En su economía íntima, sus intereses estéticos operaron como salvavidas. Por ejemplo, ante la enorme decepción que le provoca el que su partido, cediendo al nacionalismo alemán, apoyara la guerra en 1914, escribe: «hoy más que nunca tengo la convicción de que, si el hecho es que las cosas no pueden ir de otra manera, puedo encontrar todavía un encantador consuelo para mis modestas necesidades personales: un buen libro, un paseo por los prados de Südende en el hermoso clima otoñal, como en algún momento caminé contigo, Hannesle, por el rastrojo. ¡Y, por último, hay música también! ¡Ah, la música! ¡Cómo la anhelo, y qué doloroso es que nos la priven». En la cárcel, lee, confecciona herbolarios y hace pequeños jardines en los espacios que encuentra. Cuando sufre rupturas amorosas, se refugia en la música o se abraza a su gata, Mimí. De este modo, los elementos con los que compone su mundo interior le sirven de puntos de apoyo en el frenético vaivén de su vida.

Las cartas seleccionadas terminan en 1917, en los albores del ciclo revolucionario que se extendería desde Rusia a varios países europeos en los años siguientes. En ese torbellino de la historia que determinó el derrotero de todo el siglo XX se zambulló Rosa Luxemburgo, apenas fue liberada de la prisión en la que estaba recluida por su encendida prédica contra la guerra. A los pocos meses, la asesinaron y lanzaron su cuerpo a un canal. Apareció varios meses después.
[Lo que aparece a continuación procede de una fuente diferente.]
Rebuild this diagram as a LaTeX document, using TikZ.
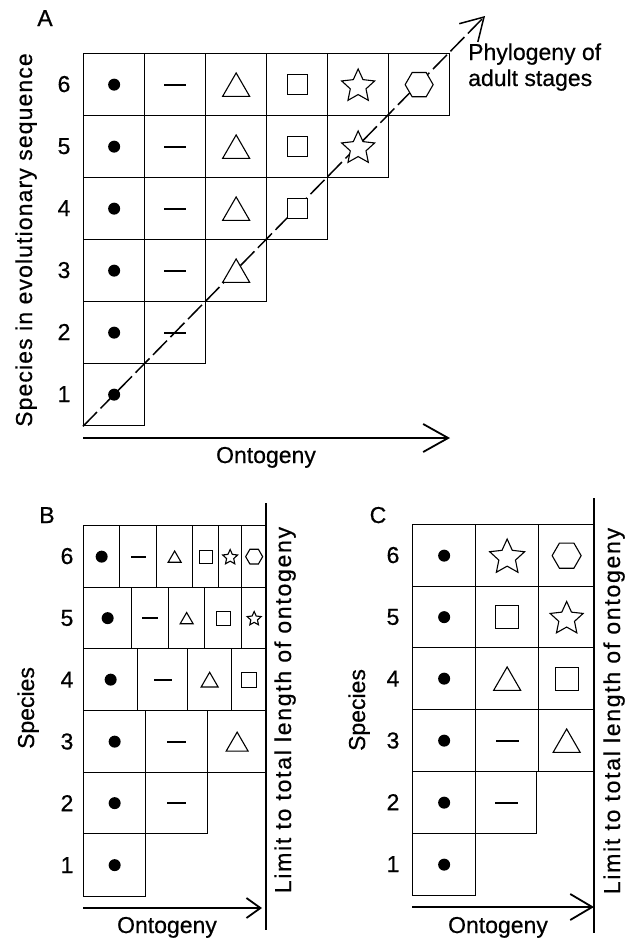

Leer sus cartas hoy, atravesadxs como estamos por la intensidad de este momento excepcional, no es solo un homenaje a la grandeza de su existencia; es, sobre todo, una buena forma de recordarnos que el cultivo cuidadoso de nuestro rincón propio nos dará la sensibilidad y la fuerza necesarias para persistir en la lucha secular que Rosa, hace cien años, y nosotrxs ahora, estamos dando.